-- REQUEST --
Reproduce the listing below in full and without alteration, apart from its pictures.

A run of records

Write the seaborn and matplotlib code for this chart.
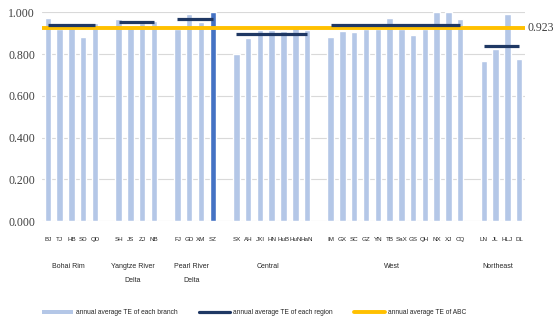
import numpy as np
import pandas as pd
import matplotlib
matplotlib.use("Agg")
import matplotlib.pyplot as plt
import matplotlib.transforms as mtransforms
from matplotlib.patches import Patch
from matplotlib.lines import Line2D
import seaborn as sns

# ---------------- data ----------------
regions = ["Bohai Rim", "Yangtze River\nDelta", "Pearl River\nDelta", "Central", "West", "Northeast"]
branches = [
    ["BJ", "TJ", "HB", "SD", "QD"],
    ["SH", "JS", "ZJ", "NB"],
    ["FJ", "GD", "XM", "SZ"],
    ["SX", "AH", "JXI", "HN", "HuB", "HuN", "HaN"],
    ["IM", "GX", "SC", "GZ", "YN", "TB", "SaX", "GS", "QH", "NX", "XJ", "CQ"],
    ["LN", "JL", "HLJ", "DL"],
]
branch_te = [
    [0.971, 0.922, 0.947, 0.881, 0.950],
    [0.966, 0.926, 0.950, 0.957],
    [0.921, 0.990, 0.953, 1.000],
    [0.801, 0.877, 0.915, 0.915, 0.910, 0.934, 0.915],
    [0.881, 0.910, 0.905, 0.918, 0.918, 0.974, 0.918, 0.893, 0.918, 1.000, 1.000, 0.970],
    [0.766, 0.825, 0.990, 0.777],
]
region_te = [0.939, 0.953, 0.970, 0.897, 0.940, 0.838]
abc_te = 0.923
highlight = "SZ"
yticks = [0.0, 0.2, 0.4, 0.6, 0.8, 1.0]

LIGHT = "#B4C7E7"
DARK = "#4472C4"
NAVY = "#1F3864"
GOLD = "#FFC000"

# ---------------- layout ----------------
rows = []
group_pos = []
p = 0
for reg, names, vals in zip(regions, branches, branch_te):
    ps = []
    for n, v in zip(names, vals):
        rows.append({"pos": p, "te": v, "name": n, "hl": n == highlight})
        ps.append(p)
        p += 1
    group_pos.append(ps)
    p += 1  # gap slot
df = pd.DataFrame(rows)

sns.set_theme(style="white")
narrow = ["Liberation Sans", "DejaVu Sans"]
serif = ["Liberation Serif", "DejaVu Serif"]

fig = plt.figure(figsize=(5.53, 3.21), dpi=100)
ax = fig.add_axes([42 / 553, 1 - 221 / 321, (525 - 42) / 553, (221 - 12.3) / 321])

sns.barplot(data=df, x="pos", y="te", hue="hl", palette={False: LIGHT, True: DARK},
            native_scale=True, dodge=False, width=0.55, legend=False, ax=ax,
            errorbar=None, saturation=1, zorder=2)

for ps, rv in zip(group_pos, region_te):
    ax.hlines(rv, ps[0], ps[-1], color=NAVY, lw=2.3, zorder=4)
ax.axhline(abc_te, color=GOLD, lw=2.8, zorder=3)

ax.set_xlim(-0.5, p - 1.5)
ax.set_ylim(0, 1.0)
ax.set_yticks(yticks)
ax.set_yticklabels([f"{t:.3f}" for t in yticks], family=serif, fontsize=8.5, color="#404040")
ax.yaxis.grid(True, color="#D9D9D9", lw=0.8, zorder=0)
ax.set_axisbelow(True)
for s in ax.spines.values():
    s.set_visible(False)
ax.set_xticks(df["pos"])
ax.set_xticklabels(df["name"], family=narrow, fontsize=4.5, color="#262626")
ax.tick_params(axis="x", length=0, pad=11.5)
ax.tick_params(axis="y", length=0, pad=5)
ax.set_xlabel("")
ax.set_ylabel("")

trans = mtransforms.blended_transform_factory(ax.transData, ax.transAxes)
for ps, reg in zip(group_pos, regions):
    ax.text((ps[0] + ps[-1]) / 2 - 0.3, -0.2, reg, transform=trans, ha="center", va="top",
            family=narrow, fontsize=5.0, color="#262626", linespacing=2.5)

ax.text(1.006, abc_te, f"{abc_te:.3f}", transform=mtransforms.blended_transform_factory(ax.transAxes, ax.transData),
        ha="left", va="center", family=serif, fontsize=8.5, color="#404040", clip_on=False)

handles = [
    Patch(facecolor=LIGHT, edgecolor="none", label="annual average TE of each branch"),
    Line2D([0], [0], color=NAVY, lw=2.3, label="annual average TE of each region"),
    Line2D([0], [0], color=GOLD, lw=2.8, label="annual average TE of ABC"),
]
leg = fig.legend(handles=handles, loc="center", bbox_to_anchor=(0.46, 1 - 313 / 321), ncol=3,
                 frameon=False, prop={"family": narrow, "size": 4.8}, handlelength=4.6,
                 handleheight=0.6, handletextpad=0.5, columnspacing=3.2)

fig.savefig("out.png", dpi=100)
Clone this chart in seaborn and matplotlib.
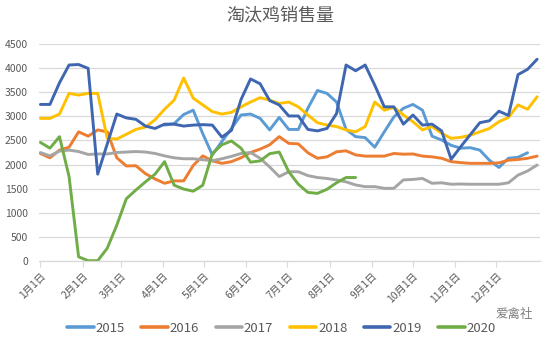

-- FINISHED TASK --
Write the seaborn and matplotlib code for this chart.
import numpy as np
import pandas as pd
import matplotlib
matplotlib.use("Agg")
import matplotlib.pyplot as plt
import matplotlib.transforms as mtransforms
from matplotlib.patches import Patch
from matplotlib.lines import Line2D
import seaborn as sns

# ---------------- data ----------------
regions = ["Bohai Rim", "Yangtze River\nDelta", "Pearl River\nDelta", "Central", "West", "Northeast"]
branches = [
    ["BJ", "TJ", "HB", "SD", "QD"],
    ["SH", "JS", "ZJ", "NB"],
    ["FJ", "GD", "XM", "SZ"],
    ["SX", "AH", "JXI", "HN", "HuB", "HuN", "HaN"],
    ["IM", "GX", "SC", "GZ", "YN", "TB", "SaX", "GS", "QH", "NX", "XJ", "CQ"],
    ["LN", "JL", "HLJ", "DL"],
]
branch_te = [
    [0.971, 0.922, 0.947, 0.881, 0.950],
    [0.966, 0.926, 0.950, 0.957],
    [0.921, 0.990, 0.953, 1.000],
    [0.801, 0.877, 0.915, 0.915, 0.910, 0.934, 0.915],
    [0.881, 0.910, 0.905, 0.918, 0.918, 0.974, 0.918, 0.893, 0.918, 1.000, 1.000, 0.970],
    [0.766, 0.825, 0.990, 0.777],
]
region_te = [0.939, 0.953, 0.970, 0.897, 0.940, 0.838]
abc_te = 0.923
highlight = "SZ"
yticks = [0.0, 0.2, 0.4, 0.6, 0.8, 1.0]

LIGHT = "#B4C7E7"
DARK = "#4472C4"
NAVY = "#1F3864"
GOLD = "#FFC000"

# ---------------- layout ----------------
rows = []
group_pos = []
p = 0
for reg, names, vals in zip(regions, branches, branch_te):
    ps = []
    for n, v in zip(names, vals):
        rows.append({"pos": p, "te": v, "name": n, "hl": n == highlight})
        ps.append(p)
        p += 1
    group_pos.append(ps)
    p += 1  # gap slot
df = pd.DataFrame(rows)

sns.set_theme(style="white")
narrow = ["Liberation Sans", "DejaVu Sans"]
serif = ["Liberation Serif", "DejaVu Serif"]

fig = plt.figure(figsize=(5.53, 3.21), dpi=100)
ax = fig.add_axes([42 / 553, 1 - 221 / 321, (525 - 42) / 553, (221 - 12.3) / 321])

sns.barplot(data=df, x="pos", y="te", hue="hl", palette={False: LIGHT, True: DARK},
            native_scale=True, dodge=False, width=0.55, legend=False, ax=ax,
            errorbar=None, saturation=1, zorder=2)

for ps, rv in zip(group_pos, region_te):
    ax.hlines(rv, ps[0], ps[-1], color=NAVY, lw=2.3, zorder=4)
ax.axhline(abc_te, color=GOLD, lw=2.8, zorder=3)

ax.set_xlim(-0.5, p - 1.5)
ax.set_ylim(0, 1.0)
ax.set_yticks(yticks)
ax.set_yticklabels([f"{t:.3f}" for t in yticks], family=serif, fontsize=8.5, color="#404040")
ax.yaxis.grid(True, color="#D9D9D9", lw=0.8, zorder=0)
ax.set_axisbelow(True)
for s in ax.spines.values():
    s.set_visible(False)
ax.set_xticks(df["pos"])
ax.set_xticklabels(df["name"], family=narrow, fontsize=4.5, color="#262626")
ax.tick_params(axis="x", length=0, pad=11.5)
ax.tick_params(axis="y", length=0, pad=5)
ax.set_xlabel("")
ax.set_ylabel("")

trans = mtransforms.blended_transform_factory(ax.transData, ax.transAxes)
for ps, reg in zip(group_pos, regions):
    ax.text((ps[0] + ps[-1]) / 2 - 0.3, -0.2, reg, transform=trans, ha="center", va="top",
            family=narrow, fontsize=5.0, color="#262626", linespacing=2.5)

ax.text(1.006, abc_te, f"{abc_te:.3f}", transform=mtransforms.blended_transform_factory(ax.transAxes, ax.transData),
        ha="left", va="center", family=serif, fontsize=8.5, color="#404040", clip_on=False)

handles = [
    Patch(facecolor=LIGHT, edgecolor="none", label="annual average TE of each branch"),
    Line2D([0], [0], color=NAVY, lw=2.3, label="annual average TE of each region"),
    Line2D([0], [0], color=GOLD, lw=2.8, label="annual average TE of ABC"),
]
leg = fig.legend(handles=handles, loc="center", bbox_to_anchor=(0.46, 1 - 313 / 321), ncol=3,
                 frameon=False, prop={"family": narrow, "size": 4.8}, handlelength=4.6,
                 handleheight=0.6, handletextpad=0.5, columnspacing=3.2)

fig.savefig("out.png", dpi=100)
Clone this chart in seaborn and matplotlib.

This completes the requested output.